Wednesday, August 6, 2014

Holy Motors (2012)

IMDb plot summary: From dawn to dusk, a few hours in the shadowy life of a mystic man named Monsieur Oscar.
Directed by Leos Carax. Starring Denis Lavant, Edith Scob, Eva Mendes, and Kylie Minogue.

A few years ago, I watched The City of Lost Children with my university's movie club. I found it one of the most visually arresting, beautiful movies I'd ever seen. When it finished, several people discussed how ugly they thought the visuals were, and I was completely taken aback that they were seeing things so differently.

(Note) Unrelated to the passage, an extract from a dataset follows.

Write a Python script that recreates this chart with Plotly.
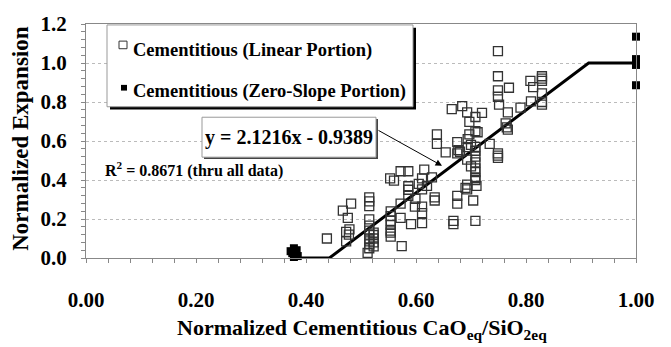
import plotly.graph_objects as go

# ---- data ----
lin_x = [0.438, 0.467, 0.476, 0.482, 0.473, 0.479, 0.473, 0.478,
         0.515, 0.515, 0.515, 0.515, 0.515, 0.515, 0.515, 0.515, 0.515, 0.515, 0.515, 0.512,
         0.523, 0.523, 0.523, 0.523, 0.523,
         0.554, 0.554, 0.554, 0.554, 0.554, 0.554, 0.554,
         0.572, 0.572, 0.574,
         0.553, 0.560, 0.572, 0.586, 0.586, 0.586, 0.586, 0.591, 0.599, 0.598,
         0.611, 0.611, 0.611, 0.611, 0.611, 0.615, 0.629, 0.634, 0.634, 0.605, 0.620,
         0.638, 0.638, 0.654, 0.665, 0.668, 0.668, 0.675, 0.675, 0.675, 0.675, 0.677, 0.680,
         0.684, 0.693, 0.697, 0.697, 0.694, 0.694, 0.693, 0.693, 0.693, 0.690, 0.704,
         0.708, 0.708, 0.708, 0.708, 0.708, 0.708, 0.708, 0.708, 0.708, 0.708, 0.708, 0.710,
         0.700, 0.700, 0.712,
         0.720, 0.734, 0.749, 0.749, 0.749, 0.749, 0.751, 0.749, 0.749, 0.749,
         0.769, 0.767, 0.763, 0.767, 0.765, 0.790, 0.808, 0.809, 0.813,
         0.829, 0.829, 0.829, 0.829, 0.829, 0.829]
lin_y = [0.100, 0.243, 0.206, 0.279, 0.134, 0.147, 0.085, 0.120,
         0.311, 0.290, 0.266, 0.198, 0.166, 0.140, 0.120, 0.100, 0.085, 0.070, 0.050, 0.026,
         0.060, 0.118, 0.130, 0.100, 0.080,
         0.239, 0.215, 0.190, 0.170, 0.140, 0.130, 0.110,
         0.279, 0.206, 0.061,
         0.408, 0.397, 0.445, 0.445, 0.368, 0.350, 0.319, 0.174, 0.303, 0.263,
         0.408, 0.352, 0.263, 0.230, 0.179, 0.453, 0.413, 0.311, 0.295, 0.380, 0.370,
         0.634, 0.585, 0.542, 0.763, 0.174, 0.190, 0.319, 0.279, 0.594, 0.537, 0.553, 0.545,
         0.779, 0.747, 0.698, 0.634, 0.610, 0.569, 0.505, 0.376, 0.352, 0.360, 0.295,
         0.190, 0.723, 0.650, 0.570, 0.550, 0.520, 0.490, 0.460, 0.440, 0.410, 0.400, 0.370,
         0.470, 0.580, 0.645,
         0.744, 0.585, 1.061, 0.932, 0.860, 0.827, 0.787, 0.537, 0.513, 0.525,
         0.873, 0.747, 0.690, 0.658, 0.670, 0.771, 0.908, 0.803, 0.876,
         0.932, 0.920, 0.908, 0.844, 0.787, 0.800]

zero_x = [0.372, 0.378, 0.380, 0.383, 0.378, 0.385, 0.375, 1.0, 1.0, 1.0, 1.0, 1.0]
zero_y = [0.035, 0.050, 0.020, 0.040, 0.005, 0.010, 0.025, 1.135, 1.020, 1.000, 0.990, 0.886]

slope, intercept = 2.1216, -0.9389
fit_x_start, fit_x_end = 0.375, 1.0
x_zero = -intercept / slope
x_one = (1 - intercept) / slope
fit_x = [fit_x_start, x_zero, x_one, fit_x_end]
fit_y = [0.0, 0.0, 1.0, 1.0]

x_ticks = [0.0, 0.2, 0.4, 0.6, 0.8, 1.0]
x_tick_text = ["0.00", "0.20", "0.40", "0.60", "0.80", "1.00"]
y_ticks = [0.0, 0.2, 0.4, 0.6, 0.8, 1.0, 1.2]
y_tick_text = ["0.0", "0.2", "0.4", "0.6", "0.8", "1.0", "1.2"]

FONT = "Liberation Serif, Times New Roman, serif"

fig = go.Figure()
fig.add_trace(go.Scatter(x=fit_x, y=fit_y, mode="lines",
                         line=dict(color="black", width=3), showlegend=False, hoverinfo="skip",
                         cliponaxis=False))
fig.add_trace(go.Scatter(x=lin_x, y=lin_y, mode="markers",
                         marker=dict(symbol="square-open", size=9, color="#333333",
                                     line=dict(width=1.3, color="#333333")),
                         showlegend=False))
fig.add_trace(go.Scatter(x=zero_x, y=zero_y, mode="markers",
                         marker=dict(symbol="square", size=8, color="black"),
                         showlegend=False, cliponaxis=False))

def px2x(p):
    return (p - 86) / 550.0

def py2y(p):
    return (258 - p) / 205.0

shapes = []
# legend box shadow + box
shapes.append(dict(type="rect", xref="x", yref="y", x0=px2x(110), x1=px2x(416), y0=py2y(102), y1=py2y(16),
                   fillcolor="black", line=dict(width=0), layer="above"))
shapes.append(dict(type="rect", xref="x", yref="y", x0=px2x(107), x1=px2x(413), y0=py2y(99), y1=py2y(13),
                   fillcolor="white", line=dict(width=1, color="#999999"), layer="above"))
# legend symbols
shapes.append(dict(type="rect", xref="x", yref="y", x0=px2x(119), x1=px2x(127), y0=py2y(38), y1=py2y(30),
                   fillcolor="white", line=dict(width=1, color="#333333"), layer="above"))
shapes.append(dict(type="rect", xref="x", yref="y", x0=px2x(121), x1=px2x(127), y0=py2y(82), y1=py2y(76),
                   fillcolor="black", line=dict(width=0), layer="above"))
# equation box shadow + box
shapes.append(dict(type="rect", xref="x", yref="y", x0=px2x(204), x1=px2x(378), y0=py2y(154), y1=py2y(112),
                   fillcolor="#444444", line=dict(width=0), layer="above"))
shapes.append(dict(type="rect", xref="x", yref="y", x0=px2x(202), x1=px2x(376), y0=py2y(152), y1=py2y(110),
                   fillcolor="white", line=dict(width=1, color="#999999"), layer="above"))

annotations = [
    dict(x=px2x(131), y=py2y(40), xref="x", yref="y", xanchor="left", yanchor="middle", showarrow=False,
         text="Cementitious (Linear Portion)", font=dict(family=FONT, size=18.5, color="black", weight="bold")),
    dict(x=px2x(131), y=py2y(83), xref="x", yref="y", xanchor="left", yanchor="middle", showarrow=False,
         text="Cementitious (Zero-Slope Portion)", font=dict(family=FONT, size=18.5, color="black", weight="bold")),
    dict(x=px2x(289), y=py2y(131), xref="x", yref="y", xanchor="center", yanchor="middle", showarrow=False,
         text="y = 2.1216x - 0.9389", font=dict(family=FONT, size=20, color="black", weight="bold")),
    dict(x=px2x(442), y=py2y(161), ax=px2x(377), ay=py2y(123), xref="x", yref="y", axref="x", ayref="y",
         showarrow=True, arrowhead=2, arrowsize=1.3, arrowwidth=1, arrowcolor="black", text=""),
    dict(x=px2x(103), y=py2y(165), xref="x", yref="y", xanchor="left", yanchor="middle", showarrow=False,
         text="R<sup>2</sup> = 0.8671 (thru all data)", font=dict(family=FONT, size=16, color="black", weight="bold")),
    dict(x=0.502, y=-0.305, xref="paper", yref="paper", xanchor="center", yanchor="middle", showarrow=False,
         text="Normalized Cementitious CaO<sub>eq</sub>/SiO<sub>2eq</sub>",
         font=dict(family=FONT, size=22, color="black", weight="bold")),
    dict(x=-0.118, y=0.51, xref="paper", yref="paper", xanchor="center", yanchor="middle", showarrow=False,
         textangle=-90, text="Normalized Expansion",
         font=dict(family=FONT, size=23, color="black", weight="bold")),
]

fig.update_layout(
    width=671, height=347,
    margin=dict(l=86, r=35, t=12, b=89),
    paper_bgcolor="white", plot_bgcolor="white",
    showlegend=False,
    shapes=shapes, annotations=annotations,
    xaxis=dict(range=[0, 1.0], tickvals=x_ticks, ticktext=x_tick_text,
               showgrid=False, zeroline=False, showline=True, linecolor="#888888", linewidth=1,
               mirror=True, ticks="outside", ticklen=4, tickcolor="#888888",
               minor=dict(dtick=0.04, ticks="outside", ticklen=4, tickcolor="#888888", showgrid=False),
               ticklabelstandoff=19, ticklabeloverflow="allow",
               tickfont=dict(family=FONT, size=21, color="black", weight="bold")),
    yaxis=dict(range=[0, 1.2], tickvals=y_ticks, ticktext=y_tick_text,
               showgrid=True, gridcolor="#bbbbbb", griddash="dot", gridwidth=1,
               zeroline=False, showline=True, linecolor="#888888", linewidth=1, mirror=True,
               ticks="outside", ticklen=4, tickcolor="#888888",
               minor=dict(dtick=0.04, ticks="outside", ticklen=4, tickcolor="#888888", showgrid=False),
               ticklabelstandoff=10, ticklabeloverflow="allow",
               tickfont=dict(family=FONT, size=21, color="black", weight="bold")),
)

fig.write_html("out.html")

Here, I'm on the other side of the fence. I went and looked up a bunch of reviews for this afterwards (because *I* sure as heck didn't know what was going on in this movie) and many of them referred to its loveliness and its beauty. For me, this was almost a viscerally ugly, grotesque film. It all just felt... *icky*. Even aside from my minor frustration that I didn't "get" the movie, I didn't like looking at it either and found myself just antsy for it to be over.

I knew this movie was going to be weird, but I hoped I was going to be able to get into it anyway. When the movie finished, I found myself saying out loud to my dog, "What the crap did I just watch?" - and not in a good way. With no continuity between all the different little segments, none of them really had a basis to build any kind of emotional connection, and whatever symbolic meaning was intended about acting or technology or voyeurism or performance was entirely lost on me. (Even reading other people's takes afterwards didn't help.)

With the little I knew of this movie, I suspected I'd either love or hate it, and unfortunate it definitely fell on the "hate" side. If I had loved the visuals or had the faintest clue what the movie was trying to say, I could have latched on to something... but as it was, nope.

Flickchart: #1933 out of 2192, below National Velvet and above Ice Princess. That is MUCH lower than I anticipated at first, but I guess that's about right. The more I compared it to other movies, the more I found myself thinking, "Nope, I'd rather watch that other one than Holy Motors."